La pandémie de Covid-19 a fragilisé la liberté de la presse. L’indépendance des médias n’est pas seulement menacée dans les pays notoirement répressifs. Un peu partout dans le monde, plusieurs États profitent de la crise sanitaire pour renforcer leur contrôle sur l’information. La Chine et la Hongrie n’ont par exemple pas tardé à serrer la vis.
« Étant donné que les circonstances ne sont pas ordinaires, des difficultés et des restrictions particulières peuvent se justifier, mais toute restriction doit être soigneusement pesé, analyse Denis Masmejan, un des secrétaires généraux de Reporters Sans Frontières. C’est précisément dans les périodes de crise comme celle que l’on vit, que les libertés publiques sont plus que jamais importantes ».
Un site de vigilance
En réaction, Reporters Sans Frontières a récemment lancé l’Observatoire 19, un site internet qui évalue les impacts de la pandémie sur le journalisme. Ce dispositif a mis en lumière de nombreuses atteintes à la liberté de la presse. « Les pays qui ont adopté les mesures les plus répressives étaient déjà problématiques en temps normaux, comme on le constate dans notre classement mondial de la liberté de la presse, analyse Denis Masmejan. Ceci nous amène à dire que la crise a démultiplié des failles et des problèmes préexistants ».

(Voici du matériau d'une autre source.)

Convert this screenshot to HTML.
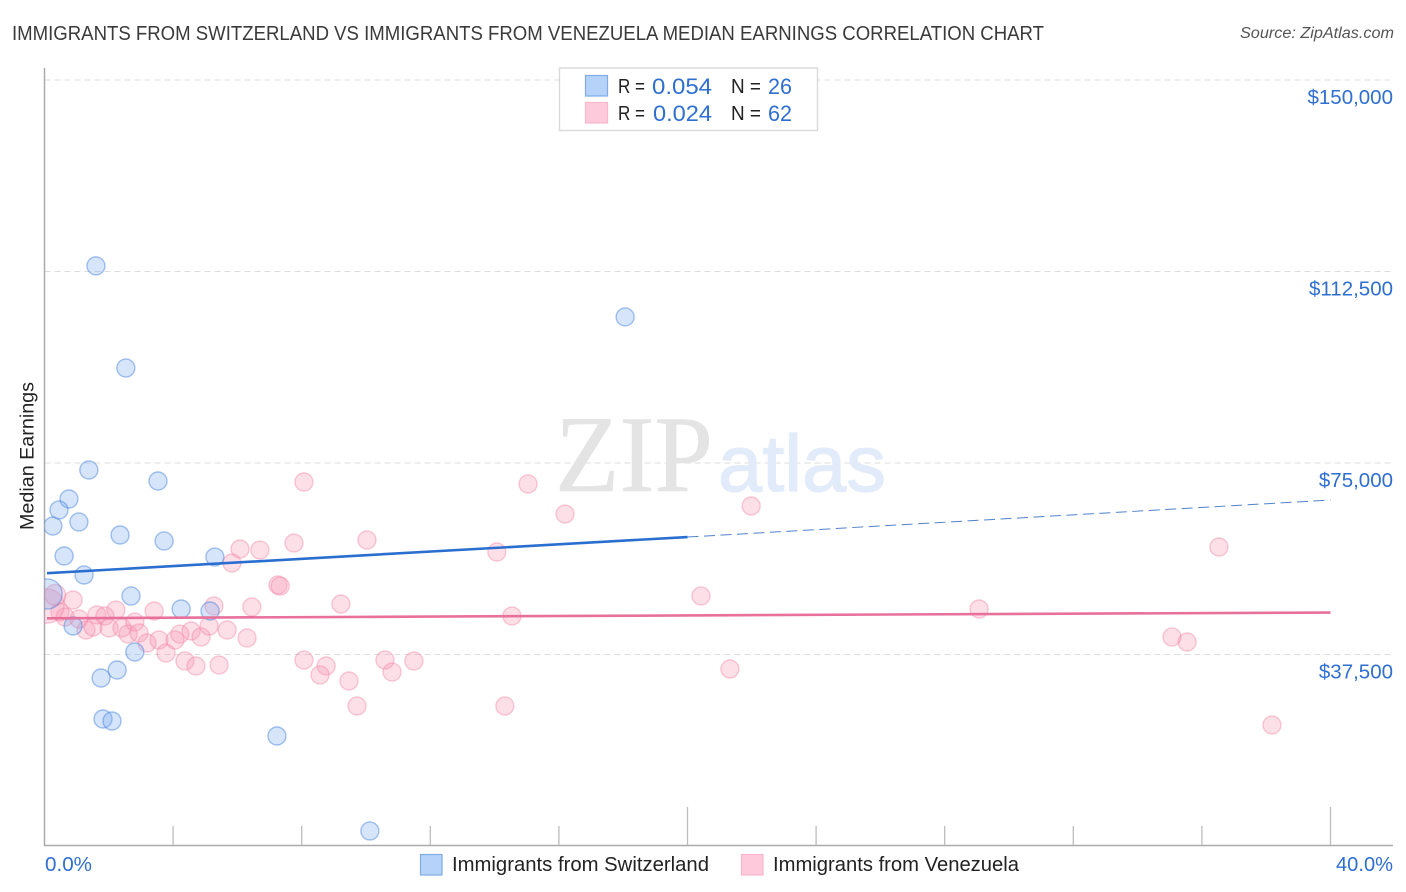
<!DOCTYPE html>
<html lang="en">
<head>
<meta charset="utf-8">
<title>Immigrants from Switzerland vs Immigrants from Venezuela Median Earnings Correlation Chart</title>
<style>
html,body{margin:0;padding:0;background:#fff;}
svg{display:block;font-family:"Liberation Sans",Arial,sans-serif;}
</style>
</head>
<body>
<svg id="chart" xmlns="http://www.w3.org/2000/svg" width="1406" height="892" viewBox="0 0 1406 892">
  <defs>
    <clipPath id="plot-clip"><rect x="44.5" y="60" width="1350" height="786"/></clipPath>
  </defs>
  <rect x="0" y="0" width="1406" height="892" fill="#ffffff"/>
  <text x="12" y="40" font-size="20" fill="#3a3a3a" textLength="1032" lengthAdjust="spacingAndGlyphs">IMMIGRANTS FROM SWITZERLAND VS IMMIGRANTS FROM VENEZUELA MEDIAN EARNINGS CORRELATION CHART</text>
  <text x="1394" y="38" font-size="15.5" font-style="italic" fill="#555" text-anchor="end" textLength="154" lengthAdjust="spacingAndGlyphs">Source: ZipAtlas.com</text>

  <g id="grid"></g>

  <g>
    <text x="555" y="491" font-family="'Liberation Serif',serif" font-size="109" fill="#e4e4e4" stroke="#e4e4e4" stroke-width="0.6" textLength="158" lengthAdjust="spacingAndGlyphs">ZIP</text>
    <text x="718" y="491" font-size="80" fill="#e2ebf9" stroke="#e2ebf9" stroke-width="1.2" textLength="168" lengthAdjust="spacingAndGlyphs">atlas</text>
  </g>

  <g id="axes"></g>
  <g id="points" clip-path="url(#plot-clip)"></g>
  <g id="trends"></g>
  <g id="labels"></g>

  <text transform="translate(33.5,456) rotate(-90)" font-size="19" fill="#222" text-anchor="middle" textLength="148" lengthAdjust="spacingAndGlyphs">Median Earnings</text>

  <g>
    <rect x="559.5" y="68" width="258" height="62.5" fill="#ffffff" stroke="#d9d9d9" stroke-width="1.4"/>
    <rect x="585.5" y="75.5" width="22" height="20.5" fill="#b5d2f8" stroke="#80ace6" stroke-width="1.2"/>
    <rect x="585.5" y="102.5" width="22" height="20.5" fill="#fccadb" stroke="#f9b6cd" stroke-width="1.2"/>
    <g font-size="20" fill="#222">
      <text x="618" y="93" textLength="27" lengthAdjust="spacingAndGlyphs">R =</text>
      <text x="652" y="94" font-size="22" fill="#2f6fd2" textLength="60" lengthAdjust="spacingAndGlyphs">0.054</text>
      <text x="731" y="93" textLength="30" lengthAdjust="spacingAndGlyphs">N =</text>
      <text x="768" y="94" font-size="22" fill="#2f6fd2" textLength="24" lengthAdjust="spacingAndGlyphs">26</text>
      <text x="618" y="120" textLength="27" lengthAdjust="spacingAndGlyphs">R =</text>
      <text x="653" y="121" font-size="22" fill="#2f6fd2" textLength="59" lengthAdjust="spacingAndGlyphs">0.024</text>
      <text x="731" y="120" textLength="30" lengthAdjust="spacingAndGlyphs">N =</text>
      <text x="768" y="121" font-size="22" fill="#2f6fd2" textLength="24" lengthAdjust="spacingAndGlyphs">62</text>
    </g>
  </g>

  <g>
    <rect x="420.5" y="854.5" width="21.5" height="20.5" fill="#b5d2f8" stroke="#80ace6" stroke-width="1.2"/>
    <text x="452" y="871" font-size="20" fill="#222" textLength="257" lengthAdjust="spacingAndGlyphs">Immigrants from Switzerland</text>
    <rect x="741.5" y="854.5" width="21.5" height="20.5" fill="#fccadb" stroke="#f9b6cd" stroke-width="1.2"/>
    <text x="773" y="871" font-size="20" fill="#222" textLength="246" lengthAdjust="spacingAndGlyphs">Immigrants from Venezuela</text>
  </g>
</svg>
<script>
// Chart data
const yTickValues = [37500, 75000, 112500, 150000];
const yTickLabels = ["$37,500", "$75,000", "$112,500", "$150,000"];
const xTickValues = [4, 8, 12, 16, 20, 24, 28, 32, 36, 40];
const xMajorTickValues = [20, 40];
const xEdgeLabels = ["0.0%", "40.0%"];

const switzerlandRate = [1.60,18.06,2.53,1.38,3.53,0.76,0.45,1.07,0.26,2.35,3.72,5.30,0.61,1.23,2.69,4.25,5.15,0.89,2.81,2.26,1.76,1.82,2.10,7.23,10.12,0.08];
const switzerlandEarnings = [113600,103600,93600,73630,71475,67950,65800,63450,62660,60900,59730,56590,56790,53070,48960,46410,46020,43080,37990,34465,32900,24870,24480,21540,2940,49350];
const switzerlandWeight = [1,1,1,1,1,1,1,1,1,1,1,1,1,1,1,1,1,1,1,1,1,1,1,1,1,2.8];

const venezuelaRate = [0.89,0.48,0.64,1.07,1.29,1.51,1.63,1.88,2.22,2.01,2.41,2.60,2.81,2.94,3.19,3.41,3.56,3.78,4.06,4.21,4.37,4.56,4.71,4.87,5.12,5.27,5.43,5.68,6.30,6.45,5.83,6.08,6.70,7.26,7.33,7.76,8.07,15.04,16.19,21.98,10.03,14.07,36.53,9.22,14.54,20.42,29.07,35.07,35.54,8.07,8.76,8.57,9.47,10.59,10.81,11.49,21.32,9.72,14.32,38.18,0.08,0.33];
const venezuelaEarnings = [48170,45820,44840,44450,42300,42885,45235,45040,46210,42690,42700,41510,43860,41710,39750,46020,40340,37790,40340,41510,36230,42100,35250,40930,43080,47000,35440,42300,40730,46800,55420,58160,57960,51110,50910,59330,71280,70890,65010,66580,59920,57570,58550,47390,45040,48960,46410,40930,39950,36420,35250,33490,32310,36420,34070,36230,34660,27415,27415,23695,47000,49150];
const venezuelaWeight = [1,1,1,1,1,1,1,1,1,1,1,1,1,1,1,1,1,1,1,1,1,1,1,1,1,1,1,1,1,1,1,1,1,1,1,1,1,1,1,1,1,1,1,1,1,1,1,1,1,1,1,1,1,1,1,1,1,1,1,1,3.6,1.36];

const switzerlandTrendRate = [0, 20, 40];
const switzerlandTrendEarnings = [53420, 60500, 67750];
const venezuelaTrendRate = [0, 40];
const venezuelaTrendEarnings = [44590, 45720];

// Axis functions
function xScale(rate) { return 44.5 + rate * 32.15; }
function yScale(value) { return 654.5 - (value - 37500) * 191.5 / 37500; }
function radius(weight) { return 9 * Math.sqrt(weight); }

const NS = 'http://www.w3.org/2000/svg';
function make(tag, parent, attrs) {
  const el = document.createElementNS(NS, tag);
  for (const k in attrs) el.setAttribute(k, attrs[k]);
  parent.appendChild(el);
  return el;
}

const grid = document.getElementById('grid');
const axes = document.getElementById('axes');
const pointsLayer = document.getElementById('points');
const trends = document.getElementById('trends');
const labels = document.getElementById('labels');

yTickValues.forEach(function (v, i) {
  const line = make('line', grid, {x1: 44.5, x2: 1393, y1: yScale(v), y2: yScale(v), stroke: '#dddddd', 'stroke-width': 1, 'stroke-dasharray': '6 4'});
  
  
  const label = make('text', labels, {x: 1393, y: yScale(v) + 24, 'font-size': 20.5, fill: '#2f6fd2', 'text-anchor': 'end'});
  label.textContent = yTickLabels[i];
  
  
});

const yAxis = make('line', axes, {x1: 44.5, x2: 44.5, y1: 68, y2: 846, stroke: '#aaaaaa', 'stroke-width': 1.5});


const xAxis = make('line', axes, {x1: 44, x2: 1393, y1: 845.5, y2: 845.5, stroke: '#aaaaaa', 'stroke-width': 1.5});



xTickValues.forEach(function (t) {
  const major = xMajorTickValues.indexOf(t) >= 0;
  const tick = make('line', axes, {x1: xScale(t), x2: xScale(t), y1: major ? 807 : 826, y2: 845, stroke: '#bcbcbc', 'stroke-width': 1.3});
  
  
});

const xLabelStart = make('text', labels, {x: 45, y: 871, 'font-size': 20, fill: '#2f6fd2', textLength: 47, lengthAdjust: 'spacingAndGlyphs'});
xLabelStart.textContent = xEdgeLabels[0];


const xLabelEnd = make('text', labels, {x: 1336, y: 871, 'font-size': 20, fill: '#2f6fd2', textLength: 57, lengthAdjust: 'spacingAndGlyphs'});
xLabelEnd.textContent = xEdgeLabels[1];



venezuelaRate.forEach(function (r, i) {
  const c = make('circle', pointsLayer, {cx: xScale(r), cy: yScale(venezuelaEarnings[i]), r: radius(venezuelaWeight[i]), fill: 'rgba(247,150,180,0.3)', stroke: 'rgba(240,130,165,0.42)', 'stroke-width': 1.4});
  
  
});
switzerlandRate.forEach(function (r, i) {
  const c = make('circle', pointsLayer, {cx: xScale(r), cy: yScale(switzerlandEarnings[i]), r: radius(switzerlandWeight[i]), fill: 'rgba(120,170,240,0.3)', stroke: 'rgba(60,125,220,0.45)', 'stroke-width': 1.4});
  
  
});

const blueSolid = make('line', trends, {x1: xScale(switzerlandTrendRate[0]) + 2.5, y1: yScale(switzerlandTrendEarnings[0]), x2: xScale(switzerlandTrendRate[1]), y2: yScale(switzerlandTrendEarnings[1]), stroke: '#2a6fd0', 'stroke-width': 2.6});


const blueDash = make('line', trends, {x1: xScale(switzerlandTrendRate[1]), y1: yScale(switzerlandTrendEarnings[1]), x2: xScale(switzerlandTrendRate[2]), y2: yScale(switzerlandTrendEarnings[2]), stroke: '#4f82cc', 'stroke-width': 1, 'stroke-dasharray': '11 5.5'});


const pinkLine = make('line', trends, {x1: xScale(venezuelaTrendRate[0]) + 2.5, y1: yScale(venezuelaTrendEarnings[0]), x2: xScale(venezuelaTrendRate[1]), y2: yScale(venezuelaTrendEarnings[1]), stroke: '#e8719c', 'stroke-width': 2.6});


</script>
</body>
</html>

La Chine en est un exemple. Dans ce pays, l’information est totalement contrôlée depuis des années, notamment grâce aux nouvelles technologies. Le pouvoir chinois s’est empressé de faire taire les signaux d’alerte émis au début de la crise, ce qui a considérablement retardé la prise de conscience de la population et l’adoption de mesures pour endiguer la crise. Cela montre que le droit à la santé passe aussi par un droit à l’information libre, critique et indépendante.
Cinq ans de prison
Autre exemple avec le Parlement hongrois, qui a approuvé une loi qui prévoit des peines de cinq ans de prison pour diffusion de « fausses nouvelles » sur le virus ou les mesures du gouvernement. « Cette loi exploite des phénomènes dans l’air du temps pour créer une infraction dans le code pénal, réagit Denis Masmejan. Il s’agit d’une atteinte massive à la liberté de la presse. Elle est particulièrement préoccupante parce qu’elle se cache derrière une action, la lutte contre les fake news, actuellement assez valorisée ».
L’Irak a de son côté ordonné la fermeture du bureau de Reuters, parce que l’agence avait publié une dépêche critique sur le décompte des cas fourni par les autorités. Enfin, en Italie, un journaliste qui a enquêté sur les liens entre la crise sanitaire et la mafia a reçu des menaces.